Beaver Meadows, Allegheny National Forest


This photo was taken on Independence Day weekend, 2025.  I was trying to duplicate a photo that I took for my old blog in October of 2009.  SEE HERE.  Beaver Meadows was once a campground and recreation area in the Allegheny National Forest.  The campground was closed for unknown reasons, but the trails and lake were kept open with a few picnic tables but no potable water or restrooms.  It's all very much in keeping with current trends in the Allegheny.  Although the forest was originally created to protect the watershed, it has been increasingly repurposed as a place for industrialists to make a quick buck. Our national forest has been in a long, rapid, and seemingly inexorable descent into an industrial wasteland. Conservation and recreation in the forest is diminishing. Beaver Meadows was closed. The nearby Twin Lakes campground and recreation area was also closed, due to barium in the water--which is caused by gas drilling in adjacent forestlands. Local volunteers have taken on the task of reopening the campground at Twin Lakes, out of community pride and pure nostalgia, but how can this kind of reckless exploitation be allowed on our public lands. The Trump administration wants to enact a major increase in logging, too.

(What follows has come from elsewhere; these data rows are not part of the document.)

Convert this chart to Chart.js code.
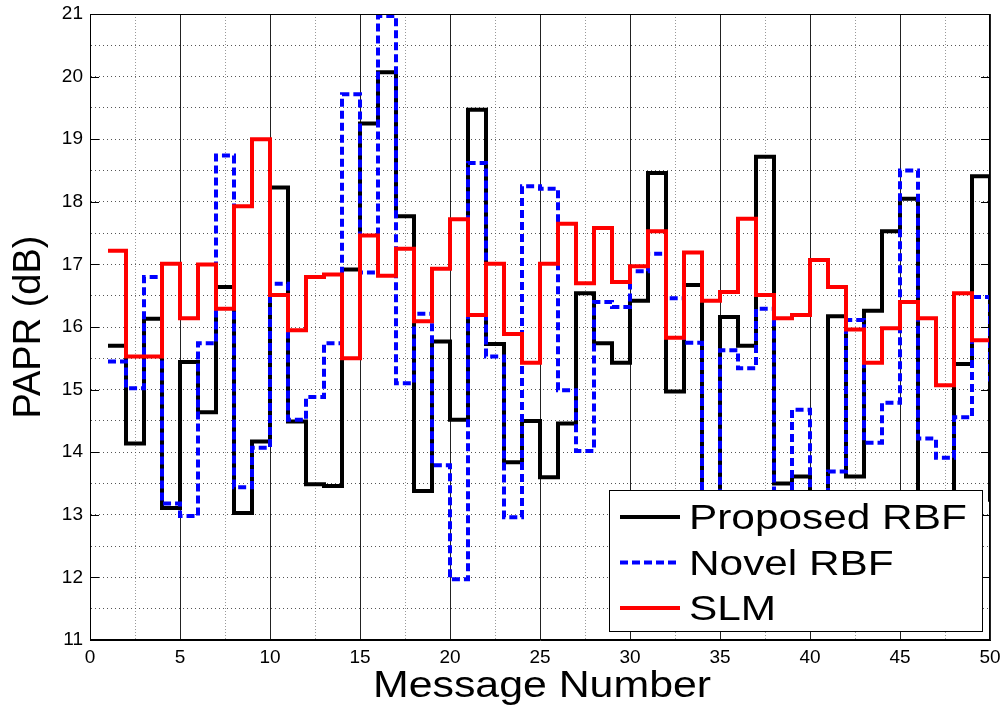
<!DOCTYPE html>
<html>
<head>
<meta charset="utf-8">
<script src="https://cdn.jsdelivr.net/npm/chart.js@4.4.0/dist/chart.umd.min.js"></script>
<style>
  html, body { margin: 0; padding: 0; background: #fff; }
  #wrap { width: 1000px; height: 709px; }
</style>
</head>
<body>
<div id="wrap"><canvas id="papr" width="1000" height="709"></canvas></div>
<script>
// message index (x) and PAPR values (dB)
const messages = [1,2,3,4,5,6,7,8,9,10,11,12,13,14,15,16,17,18,19,20,21,22,23,24,25,
                  26,27,28,29,30,31,32,33,34,35,36,37,38,39,40,41,42,43,44,45,46,47,48,49,50];

const proposedRBF = [15.70,14.14,16.13,13.11,15.44,14.64,16.64,13.03,14.17,18.23,
                     14.49,13.49,13.46,16.92,19.25,20.07,17.77,13.38,15.77,14.52,
                     19.47,15.73,13.84,14.50,13.60,14.46,16.54,15.74,15.43,16.42,
                     18.46,14.97,16.67,12.60,16.16,15.70,18.72,13.50,13.61,12.90,
                     16.17,13.61,16.26,17.53,18.05,13.00,12.70,15.41,18.41,13.21];

const novelRBF = [15.45,15.02,16.80,13.18,12.98,15.74,18.74,13.44,14.07,16.69,
                  14.52,14.88,15.74,19.72,16.87,20.97,15.10,16.21,13.79,11.97,
                  18.62,15.53,12.96,18.25,18.21,14.99,14.02,16.40,16.32,16.89,
                  17.17,16.46,15.75,12.40,15.63,15.34,16.29,12.80,14.68,13.10,
                  13.69,16.11,14.15,14.79,18.50,14.22,13.91,14.56,16.48,15.13];

const slm = [17.22,15.53,15.53,17.01,16.14,17.00,16.29,17.93,19.00,16.51,
             15.95,16.80,16.84,15.50,17.46,16.82,17.25,16.09,16.93,17.72,
             16.19,17.01,15.89,15.43,17.01,17.65,16.70,17.58,16.72,16.97,
             17.53,15.83,17.19,16.42,16.56,17.73,16.51,16.14,16.19,17.07,
             16.64,15.96,15.43,15.98,16.40,16.14,15.07,16.54,15.79,15.77];

const seriesNames = ['Proposed RBF', 'Novel RBF', 'SLM'];
const xTickLabels = [0,5,10,15,20,25,30,35,40,45,50];
const yTickLabels = [11,12,13,14,15,16,17,18,19,20,21];

const FONT = '"Liberation Sans", Arial, Helvetica, sans-serif';
const toPts = vals => messages.map((m, i) => ({ x: m, y: vals[i] }));

const styles = [
  { color: '#000000', dash: [] },
  { color: '#0000ff', dash: [8, 4] },
  { color: '#ff0000', dash: [] }
];

// axes box, inward ticks, legend and x title drawn on top of the lines
const decor = {
  id: 'decor',
  afterDatasetsDraw(chart) {
    const { ctx, chartArea: a, scales: { y } } = chart;
    ctx.save();
    ctx.strokeStyle = '#000';
    ctx.lineWidth = 1;
    ctx.setLineDash([]);
    ctx.strokeRect(a.left + 0.5, a.top + 0.5, a.width - 1, a.height - 1);
    yTickLabels.forEach(v => {
      const py = Math.round(y.getPixelForValue(v)) + 0.5;
      ctx.beginPath();
      ctx.moveTo(a.left, py); ctx.lineTo(a.left + 9, py);
      ctx.moveTo(a.right - 9, py); ctx.lineTo(a.right, py);
      ctx.stroke();
    });

    // legend box
    const w = 373, h = 141;
    const lx = a.right - 8 - w, ly = a.bottom - 9 - h;
    ctx.fillStyle = '#fff';
    ctx.fillRect(lx, ly, w, h);
    ctx.strokeRect(lx + 0.5, ly + 0.5, w, h);
    ctx.font = '35px ' + FONT;
    ctx.textBaseline = 'alphabetic';
    seriesNames.forEach((name, i) => {
      const base = ly + 39 + i * 45.5;
      const mid = base - 12;
      ctx.strokeStyle = styles[i].color;
      ctx.lineWidth = 4;
      ctx.setLineDash(styles[i].dash);
      ctx.beginPath();
      ctx.moveTo(lx + 11, mid); ctx.lineTo(lx + 71, mid);
      ctx.stroke();
      ctx.save();
      ctx.translate(lx + 80, base);
      ctx.scale(1.21, 1);
      ctx.fillStyle = '#000';
      ctx.fillText(name, 0, 0);
      ctx.restore();
    });
    ctx.restore();
  },
  afterDraw(chart) {
    const { ctx, chartArea: a } = chart;
    ctx.save();
    ctx.font = '36px ' + FONT;
    ctx.fillStyle = '#000';
    ctx.textAlign = 'center';
    ctx.textBaseline = 'alphabetic';
    ctx.translate((a.left + a.right) / 2 + 2, a.bottom + 57);
    ctx.scale(1.19, 1);
    ctx.fillText('Message Number', 0, 0);
    ctx.restore();
  }
};

new Chart(document.getElementById('papr'), {
  type: 'line',
  data: {
    datasets: [
      { label: seriesNames[0], data: toPts(proposedRBF), order: 3 },
      { label: seriesNames[1], data: toPts(novelRBF), order: 2 },
      { label: seriesNames[2], data: toPts(slm), order: 1 }
    ].map((d, i) => Object.assign(d, {
      borderColor: styles[i].color,
      backgroundColor: styles[i].color,
      borderDash: styles[i].dash,
      borderWidth: 4,
      stepped: 'before',
      pointRadius: 0,
      fill: false
    }))
  },
  options: {
    responsive: false,
    animation: false,
    devicePixelRatio: 1,
    layout: { padding: { top: 14, right: 10, left: 0, bottom: 0 } },
    plugins: { legend: { display: false }, tooltip: { enabled: false } },
    scales: {
      x: {
        type: 'linear', min: 0, max: 50,
        afterFit: s => { s.height = 69; s.paddingLeft = 0; s.paddingRight = 0; },
        ticks: {
          stepSize: 2.5, autoSkip: false, maxRotation: 0, padding: 6,
          color: '#000', font: { family: FONT, size: 19 },
          callback: v => xTickLabels.includes(v) ? String(v) : ''
        },
        grid: {
          drawTicks: false, lineWidth: 1,
          color: c => (c.tick && c.tick.value % 5 === 0) ? '#222' : '#999'
        },
        border: {
          color: '#000',
          dash: c => (c.tick && c.tick.value % 5 === 0) ? [] : [1, 2]
        }
      },
      y: {
        min: 11, max: 21,
        afterFit: s => { s.width = 90; s.paddingTop = 0; s.paddingBottom = 0; },
        ticks: {
          stepSize: 0.5, autoSkip: false, padding: 7,
          color: '#000', font: { family: FONT, size: 19 },
          callback: v => yTickLabels.includes(v) ? String(v) : ''
        },
        grid: { drawTicks: false, lineWidth: 1, color: '#555' },
        border: { color: '#000', dash: [1, 3] },
        title: {
          display: true, text: 'PAPR (dB)', color: '#000',
          font: { family: FONT, size: 38 }, padding: { top: 7, bottom: 0 }
        }
      }
    }
  },
  plugins: [decor]
});
</script>
</body>
</html>
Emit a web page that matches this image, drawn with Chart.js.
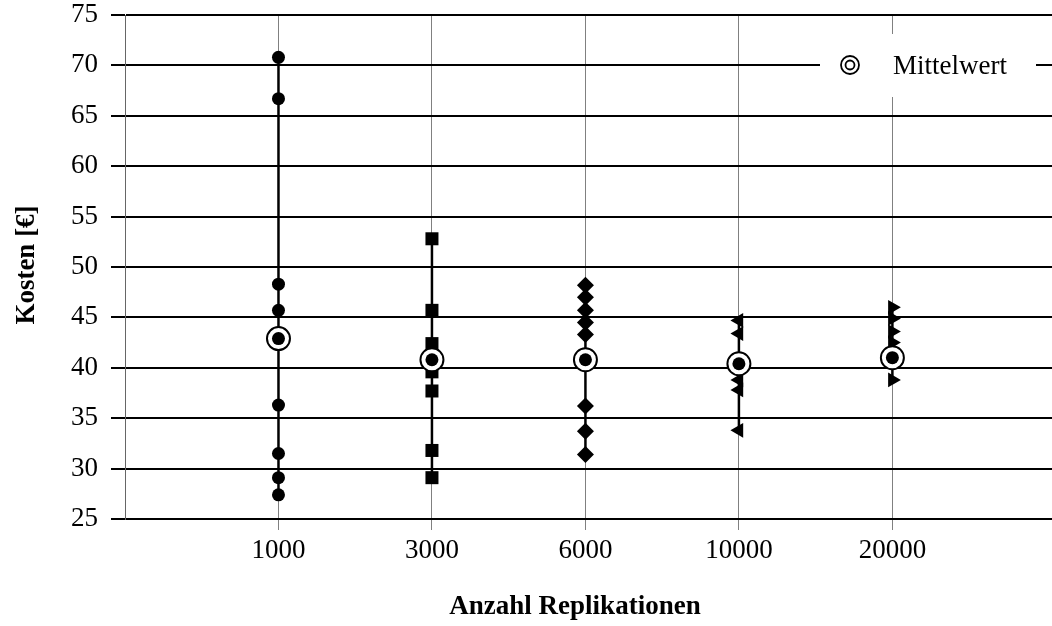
<!DOCTYPE html>
<html>
<head>
<meta charset="utf-8">
<script src="https://cdn.jsdelivr.net/npm/chart.js@4/dist/chart.umd.min.js"></script>
<style>
  html, body { margin: 0; padding: 0; background: #fff; }
  #wrap { width: 1052px; height: 626px; }
</style>
</head>
<body>
<div id="wrap"><canvas id="c" width="1052" height="626"></canvas></div>
<script>
// Replication counts shown on the x axis (evenly spaced categories)
const categories = ['1000', '3000', '6000', '10000', '20000'];
const categoryPos = [1, 2, 3, 4, 5];

// Cost results of the individual runs per replication count [€]
const costs1000  = [70.8, 66.7, 48.3, 45.7, 36.3, 31.5, 29.1, 27.4];
const costs3000  = [52.8, 45.7, 42.4, 39.6, 37.7, 31.8, 29.1];
const costs6000  = [48.2, 47.0, 45.7, 44.5, 43.3, 36.2, 33.7, 31.4];
const costs10000 = [44.7, 43.4, 38.8, 37.8, 33.8];
const costs20000 = [46.0, 44.9, 43.6, 42.5, 38.8];

// Mean cost per replication count [€]
const means = [42.9, 40.8, 40.8, 40.4, 41.0];

// y axis range and step
const yMin = 25, yMax = 75, yStep = 5;

const SERIF = "'Liberation Serif', 'Times New Roman', serif";
const FS = 27;

const series = [costs1000, costs3000, costs6000, costs10000, costs20000];
const markerStyles = [
  { pointStyle: 'circle',   radius: 6.5, rotation: 0 },
  { pointStyle: 'rect',     radius: 9.2, rotation: 0 },
  { pointStyle: 'rectRot',  radius: 8.5, rotation: 0 },
  { pointStyle: 'triangle', radius: 8.5, rotation: -90 },
  { pointStyle: 'triangle', radius: 8.5, rotation: 90 }
];

const datasets = [];

// range line (min to max) for every replication count
series.forEach((vals, i) => {
  datasets.push({
    type: 'line',
    data: [{ x: categoryPos[i], y: Math.min(...vals) }, { x: categoryPos[i], y: Math.max(...vals) }],
    borderColor: '#000',
    borderWidth: 2.5,
    pointRadius: 0,
    fill: false,
    order: 4
  });
});

// individual run results
series.forEach((vals, i) => {
  const m = markerStyles[i];
  datasets.push({
    type: 'scatter',
    data: vals.map(v => ({ x: categoryPos[i], y: v })),
    pointStyle: m.pointStyle,
    pointRadius: m.radius,
    rotation: m.rotation,
    backgroundColor: '#000',
    borderColor: '#000',
    borderWidth: 0,
    order: 3
  });
});

// mean marker: white ring with black border + black centre dot
datasets.push({
  type: 'scatter',
  label: 'Mittelwert',
  data: means.map((v, i) => ({ x: categoryPos[i], y: v })),
  pointStyle: 'circle',
  pointRadius: 11.5,
  backgroundColor: '#fff',
  borderColor: '#000',
  borderWidth: 2,
  order: 1
});
datasets.push({
  type: 'scatter',
  data: means.map((v, i) => ({ x: categoryPos[i], y: v })),
  pointStyle: 'circle',
  pointRadius: 6.5,
  backgroundColor: '#000',
  borderWidth: 0,
  order: 0
});

// axis titles drawn as canvas text
const axisTitles = {
  id: 'axisTitles',
  afterDraw(chart) {
    const ctx = chart.ctx;
    ctx.save();
    ctx.fillStyle = '#000';
    ctx.font = 'bold ' + FS + 'px ' + SERIF;
    ctx.textAlign = 'center';
    ctx.textBaseline = 'middle';
    ctx.fillText('Anzahl Replikationen', 575, 607);
    ctx.translate(27, 265);
    ctx.rotate(-Math.PI / 2);
    ctx.fillText('Kosten [€]', 0, 0);
    ctx.restore();
  }
};

// legend box inside the plot area
const meanLegend = {
  id: 'meanLegend',
  afterDraw(chart) {
    const ctx = chart.ctx;
    ctx.save();
    ctx.fillStyle = '#fff';
    ctx.fillRect(820, 34, 216, 63);
    ctx.strokeStyle = '#000';
    ctx.lineWidth = 1.8;
    ctx.beginPath(); ctx.arc(850, 65, 9, 0, Math.PI * 2); ctx.stroke();
    ctx.beginPath(); ctx.arc(850, 65, 4.5, 0, Math.PI * 2); ctx.stroke();
    ctx.fillStyle = '#000';
    ctx.font = FS + 'px ' + SERIF;
    ctx.textAlign = 'left';
    ctx.textBaseline = 'middle';
    ctx.fillText('Mittelwert', 893, 67);
    ctx.restore();
  }
};

new Chart(document.getElementById('c'), {
  type: 'scatter',
  data: { datasets },
  options: {
    responsive: false,
    animation: false,
    layout: { autoPadding: false, padding: { top: 15, right: 0, bottom: 0, left: 0 } },
    plugins: { legend: { display: false }, tooltip: { enabled: false } },
    scales: {
      x: {
        type: 'linear',
        min: 0,
        max: 6.04,
        afterBuildTicks(scale) { scale.ticks = categoryPos.map(v => ({ value: v })); },
        afterFit(scale) {
          scale.height = 107;
          scale.paddingLeft = 0; scale.paddingRight = 0;
        },
        ticks: {
          autoSkip: false,
          maxRotation: 0,
          padding: 5,
          color: '#000',
          font: { family: SERIF, size: FS },
          callback: (v) => categories[categoryPos.indexOf(v)] ?? ''
        },
        grid: { color: '#808080', lineWidth: 1, tickLength: 11, drawOnChartArea: true },
        border: { display: false }
      },
      y: {
        min: yMin,
        max: yMax,
        afterFit(scale) {
          scale.width = 125;
          scale.paddingTop = 0; scale.paddingBottom = 0;
        },
        ticks: {
          stepSize: yStep,
          padding: 13,
          color: '#000',
          font: { family: SERIF, size: FS }
        },
        grid: { color: '#000', lineWidth: 2, tickLength: 14 },
        border: { display: true, color: '#666', width: 1 }
      }
    }
  },
  plugins: [axisTitles, meanLegend]
});
</script>
</body>
</html>
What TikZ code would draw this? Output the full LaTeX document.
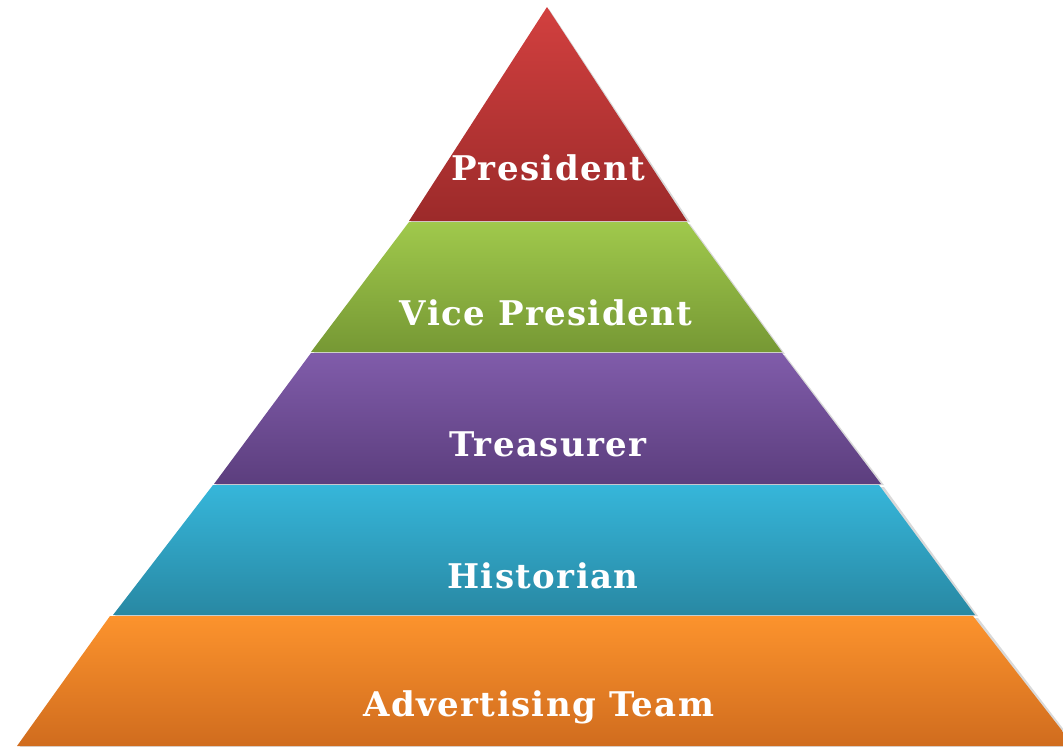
\documentclass[tikz,border=0pt]{standalone}
\usepackage{fontspec}
\setmainfont{DejaVu Serif}[LetterSpace=4]
\begin{document}
\begin{tikzpicture}[x=1pt,y=-1pt,
  layer/.style={draw=none},
  shadowpath/.style={fill=black,opacity=0.15},
  lbl/.style={text=white,font=\fontsize{34}{40}\selectfont\bfseries,anchor=center,inner sep=0pt}]
\useasboundingbox (0,0) rectangle (1063,747);
\clip (0,0) rectangle (1063,747);
% shadows
\fill[shadowpath] (549,9) -- (690,222) -- (411,222) -- cycle;
\fill[shadowpath] (411,224) -- (690,224) -- (785,354) -- (313,354) -- cycle;
\fill[shadowpath] (313,355) -- (785,355) -- (884,485) -- (216,485) -- cycle;
\fill[shadowpath] (216,487) -- (884,487) -- (978,616) -- (115,616) -- cycle;
\fill[shadowpath] (112,618) -- (978,618) -- (1078,748) -- (19,748) -- cycle;
% layers
\shade[layer,top color={rgb,255:red,210;green,64;blue,63},bottom color={rgb,255:red,156;green,42;blue,42}]
  (547,7) -- (687,221) -- (409,221) -- cycle;
\shade[layer,top color={rgb,255:red,160;green,201;blue,76},bottom color={rgb,255:red,118;green,152;blue,52}]
  (409,222) -- (687,222) -- (782,352) -- (311,352) -- cycle;
\shade[layer,top color={rgb,255:red,128;green,92;blue,170},bottom color={rgb,255:red,92;green,62;blue,126}]
  (311,353) -- (782,353) -- (881,484) -- (214,484) -- cycle;
\shade[layer,top color={rgb,255:red,54;green,182;blue,218},bottom color={rgb,255:red,40;green,136;blue,163}]
  (213,485) -- (879,485) -- (975,615) -- (113,615) -- cycle;
\shade[layer,top color={rgb,255:red,252;green,147;blue,45},bottom color={rgb,255:red,208;green,108;blue,30}]
  (110,616) -- (973,616) -- (1074,746) -- (17,746) -- cycle;
% labels
\node[lbl] (president) at (548,168) {President};
\node[lbl] (vp) at (546,313) {Vice President};
\node[lbl] (treasurer) at (548,444) {Treasurer};
\node[lbl] (historian) at (543,576) {Historian};
\node[lbl] (adv) at (539,707) {Advertising Team};
\end{tikzpicture}
\end{document}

But the trail system at Beaver Meadows is pleasant. It's got about 7 miles of interconnecting loops with one very long boardwalk over a marshy area with all manner of birds. The red-winged blackbirds are especially numerous. I think there must be good fishing here, too, since most of the people I saw had fishing poles. 


The last time I was at Beaver Meadows--in 2009--I didn't get very far on these trails. I was still relatively new to the hiking life back in those days, and I naively took my two little girls with me, intending to pull them along the trails in their little red wagon. It was not a successful excursion. Now that they're both adults, I could bring them back here to explore the trails on foot, but I think there might be even more whining now than there was when they were 3 and 4. They would do it to make me happy, but they wouldn't like it.


It seems strange that this big trail system has been here all along, and though I fancy myself an expert on all things ANF, it took me 16 years to finally explore it. True, it doesn't have any spectacular views or interesting rock formations. Even the woods here is not especially lush or lovely--a lot of evergreens that look like they were planted by hand. But it's pleasant and uncrowded with some nice waterside areas. 


I don't remember if the lake was covered in lily pads the last time I was here, but they're pretty, and they bespeak the stillness and the tranquility of the place. You can tell that all of this--the trails, the lake, the dam, the boardwalk, etc.--used to be attached to a campground that is no more. I guess that's what gives Beaver Meadows a slightly forlorn and forgotten feel. If I ever go to another costume-Halloween party in this life of years, I'm going to go as a red-winged blackbird.